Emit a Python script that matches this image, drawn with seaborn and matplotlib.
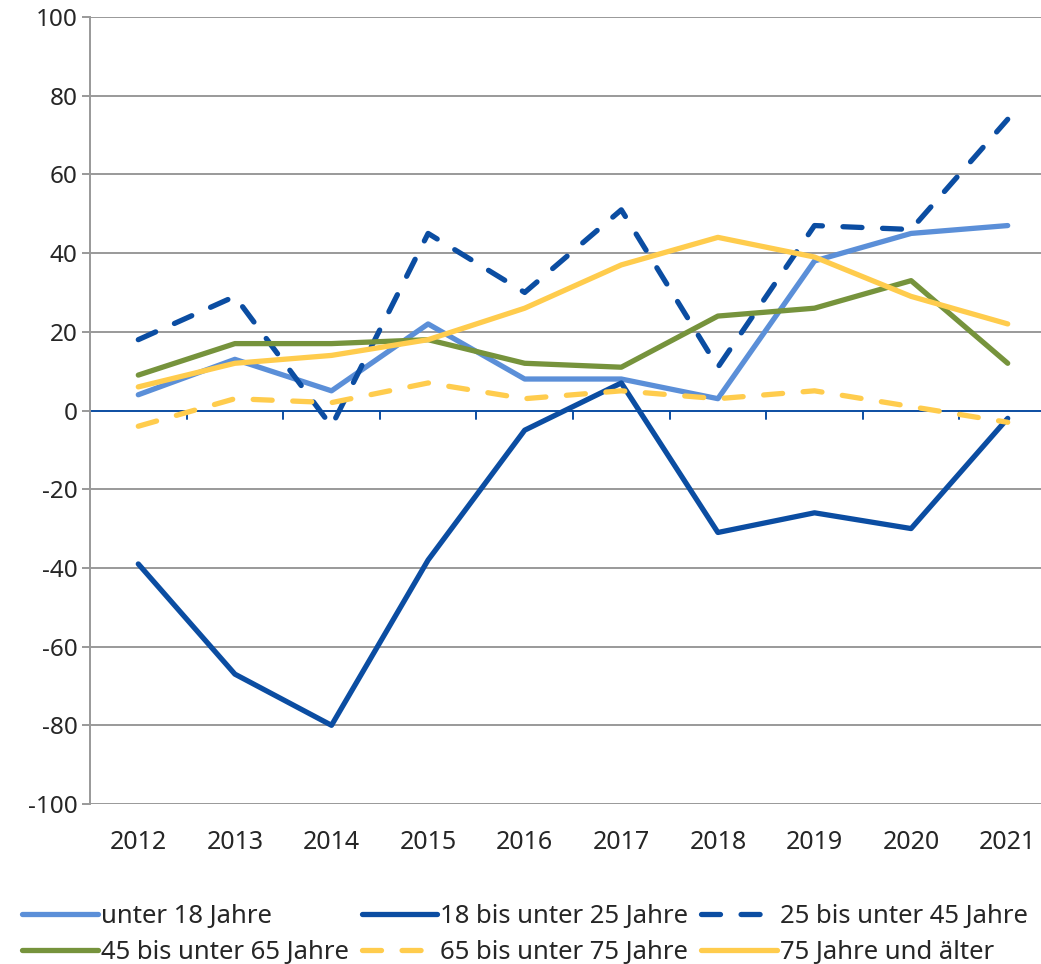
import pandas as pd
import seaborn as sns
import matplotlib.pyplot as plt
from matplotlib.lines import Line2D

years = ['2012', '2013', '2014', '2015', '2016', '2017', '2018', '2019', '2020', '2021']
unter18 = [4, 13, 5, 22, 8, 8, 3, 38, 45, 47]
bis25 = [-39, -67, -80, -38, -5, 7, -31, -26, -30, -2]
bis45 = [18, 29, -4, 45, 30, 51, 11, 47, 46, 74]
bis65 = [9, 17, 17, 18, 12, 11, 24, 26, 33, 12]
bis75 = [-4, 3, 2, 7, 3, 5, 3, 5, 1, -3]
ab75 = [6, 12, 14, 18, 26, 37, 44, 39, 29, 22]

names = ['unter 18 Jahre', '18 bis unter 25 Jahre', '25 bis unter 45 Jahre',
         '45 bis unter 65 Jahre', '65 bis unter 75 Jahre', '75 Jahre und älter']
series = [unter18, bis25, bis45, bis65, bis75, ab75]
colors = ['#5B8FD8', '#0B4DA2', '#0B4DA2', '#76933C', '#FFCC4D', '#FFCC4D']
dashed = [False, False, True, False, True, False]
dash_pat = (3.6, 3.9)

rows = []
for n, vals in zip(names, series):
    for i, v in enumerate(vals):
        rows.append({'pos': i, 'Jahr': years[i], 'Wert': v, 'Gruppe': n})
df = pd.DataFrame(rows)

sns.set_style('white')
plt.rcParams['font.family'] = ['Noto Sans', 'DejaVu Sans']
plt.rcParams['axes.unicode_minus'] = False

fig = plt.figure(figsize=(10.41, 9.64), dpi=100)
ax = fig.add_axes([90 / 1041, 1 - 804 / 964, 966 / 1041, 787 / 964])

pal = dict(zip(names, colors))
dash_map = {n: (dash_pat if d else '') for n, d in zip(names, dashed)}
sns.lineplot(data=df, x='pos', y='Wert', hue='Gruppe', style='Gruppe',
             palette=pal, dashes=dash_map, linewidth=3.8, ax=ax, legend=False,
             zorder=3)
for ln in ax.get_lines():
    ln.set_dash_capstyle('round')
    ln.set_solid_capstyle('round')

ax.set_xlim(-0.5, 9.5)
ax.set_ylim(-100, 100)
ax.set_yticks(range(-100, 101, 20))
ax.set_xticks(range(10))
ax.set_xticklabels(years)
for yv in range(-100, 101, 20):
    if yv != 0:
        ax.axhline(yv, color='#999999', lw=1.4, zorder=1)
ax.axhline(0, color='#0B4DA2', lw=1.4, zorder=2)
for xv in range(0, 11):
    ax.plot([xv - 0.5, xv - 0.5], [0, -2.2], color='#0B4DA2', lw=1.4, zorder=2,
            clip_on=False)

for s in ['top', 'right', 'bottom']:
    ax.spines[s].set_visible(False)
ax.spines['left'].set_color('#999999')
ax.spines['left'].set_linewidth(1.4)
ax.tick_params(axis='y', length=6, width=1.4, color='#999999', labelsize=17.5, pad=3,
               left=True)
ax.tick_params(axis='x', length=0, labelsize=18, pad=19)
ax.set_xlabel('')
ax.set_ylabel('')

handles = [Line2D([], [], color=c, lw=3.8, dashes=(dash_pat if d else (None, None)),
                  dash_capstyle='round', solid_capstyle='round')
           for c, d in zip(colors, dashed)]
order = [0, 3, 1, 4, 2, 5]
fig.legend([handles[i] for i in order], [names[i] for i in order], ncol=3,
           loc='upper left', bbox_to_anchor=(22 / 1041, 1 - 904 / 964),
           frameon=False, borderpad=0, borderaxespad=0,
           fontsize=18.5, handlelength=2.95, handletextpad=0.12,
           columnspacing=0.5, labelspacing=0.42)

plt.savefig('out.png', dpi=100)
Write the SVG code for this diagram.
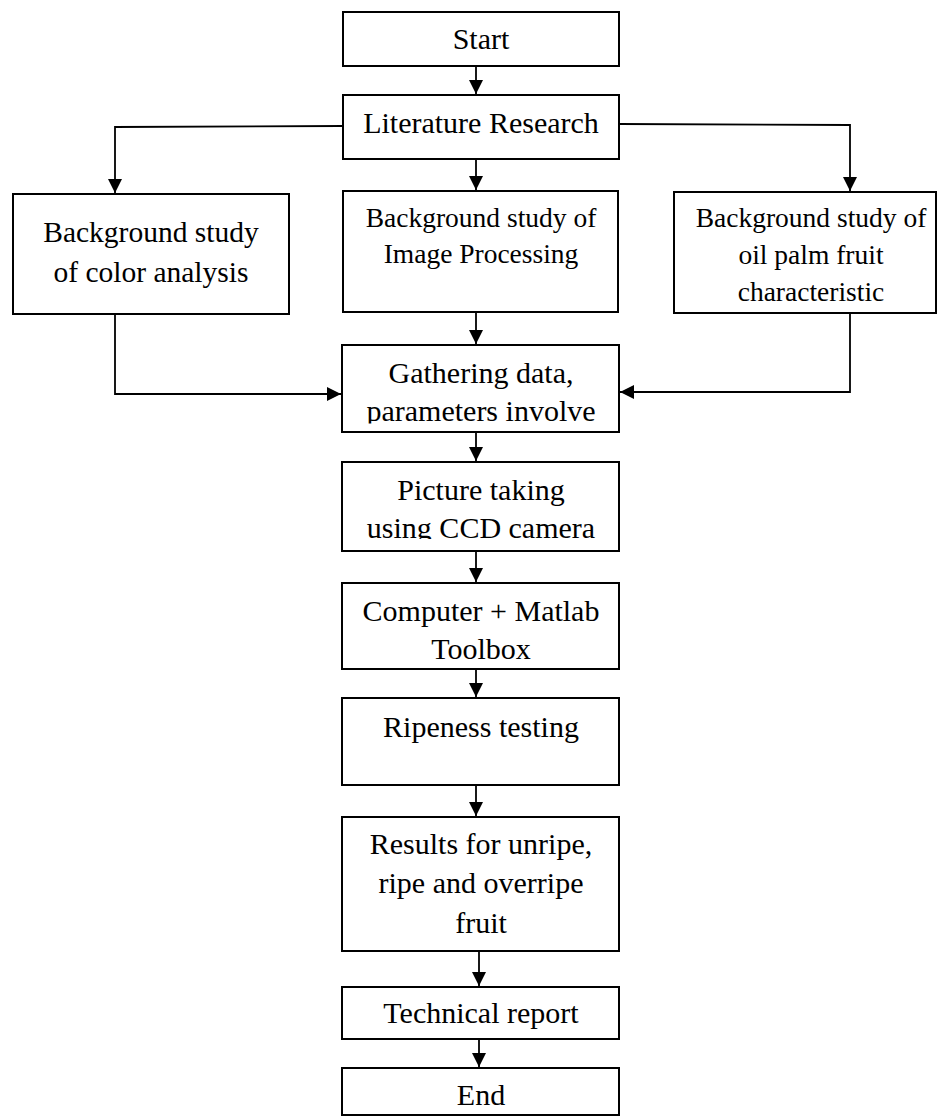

AIM OF THE TASK: Output the data above without changes, apart from leaving out the pictures.

COMPLETED TASK:
Emit a Python script that matches this image, drawn with seaborn and matplotlib.
import pandas as pd
import seaborn as sns
import matplotlib.pyplot as plt
from matplotlib.lines import Line2D

years = ['2012', '2013', '2014', '2015', '2016', '2017', '2018', '2019', '2020', '2021']
unter18 = [4, 13, 5, 22, 8, 8, 3, 38, 45, 47]
bis25 = [-39, -67, -80, -38, -5, 7, -31, -26, -30, -2]
bis45 = [18, 29, -4, 45, 30, 51, 11, 47, 46, 74]
bis65 = [9, 17, 17, 18, 12, 11, 24, 26, 33, 12]
bis75 = [-4, 3, 2, 7, 3, 5, 3, 5, 1, -3]
ab75 = [6, 12, 14, 18, 26, 37, 44, 39, 29, 22]

names = ['unter 18 Jahre', '18 bis unter 25 Jahre', '25 bis unter 45 Jahre',
         '45 bis unter 65 Jahre', '65 bis unter 75 Jahre', '75 Jahre und älter']
series = [unter18, bis25, bis45, bis65, bis75, ab75]
colors = ['#5B8FD8', '#0B4DA2', '#0B4DA2', '#76933C', '#FFCC4D', '#FFCC4D']
dashed = [False, False, True, False, True, False]
dash_pat = (3.6, 3.9)

rows = []
for n, vals in zip(names, series):
    for i, v in enumerate(vals):
        rows.append({'pos': i, 'Jahr': years[i], 'Wert': v, 'Gruppe': n})
df = pd.DataFrame(rows)

sns.set_style('white')
plt.rcParams['font.family'] = ['Noto Sans', 'DejaVu Sans']
plt.rcParams['axes.unicode_minus'] = False

fig = plt.figure(figsize=(10.41, 9.64), dpi=100)
ax = fig.add_axes([90 / 1041, 1 - 804 / 964, 966 / 1041, 787 / 964])

pal = dict(zip(names, colors))
dash_map = {n: (dash_pat if d else '') for n, d in zip(names, dashed)}
sns.lineplot(data=df, x='pos', y='Wert', hue='Gruppe', style='Gruppe',
             palette=pal, dashes=dash_map, linewidth=3.8, ax=ax, legend=False,
             zorder=3)
for ln in ax.get_lines():
    ln.set_dash_capstyle('round')
    ln.set_solid_capstyle('round')

ax.set_xlim(-0.5, 9.5)
ax.set_ylim(-100, 100)
ax.set_yticks(range(-100, 101, 20))
ax.set_xticks(range(10))
ax.set_xticklabels(years)
for yv in range(-100, 101, 20):
    if yv != 0:
        ax.axhline(yv, color='#999999', lw=1.4, zorder=1)
ax.axhline(0, color='#0B4DA2', lw=1.4, zorder=2)
for xv in range(0, 11):
    ax.plot([xv - 0.5, xv - 0.5], [0, -2.2], color='#0B4DA2', lw=1.4, zorder=2,
            clip_on=False)

for s in ['top', 'right', 'bottom']:
    ax.spines[s].set_visible(False)
ax.spines['left'].set_color('#999999')
ax.spines['left'].set_linewidth(1.4)
ax.tick_params(axis='y', length=6, width=1.4, color='#999999', labelsize=17.5, pad=3,
               left=True)
ax.tick_params(axis='x', length=0, labelsize=18, pad=19)
ax.set_xlabel('')
ax.set_ylabel('')

handles = [Line2D([], [], color=c, lw=3.8, dashes=(dash_pat if d else (None, None)),
                  dash_capstyle='round', solid_capstyle='round')
           for c, d in zip(colors, dashed)]
order = [0, 3, 1, 4, 2, 5]
fig.legend([handles[i] for i in order], [names[i] for i in order], ncol=3,
           loc='upper left', bbox_to_anchor=(22 / 1041, 1 - 904 / 964),
           frameon=False, borderpad=0, borderaxespad=0,
           fontsize=18.5, handlelength=2.95, handletextpad=0.12,
           columnspacing=0.5, labelspacing=0.42)

plt.savefig('out.png', dpi=100)
Write the SVG code for this diagram.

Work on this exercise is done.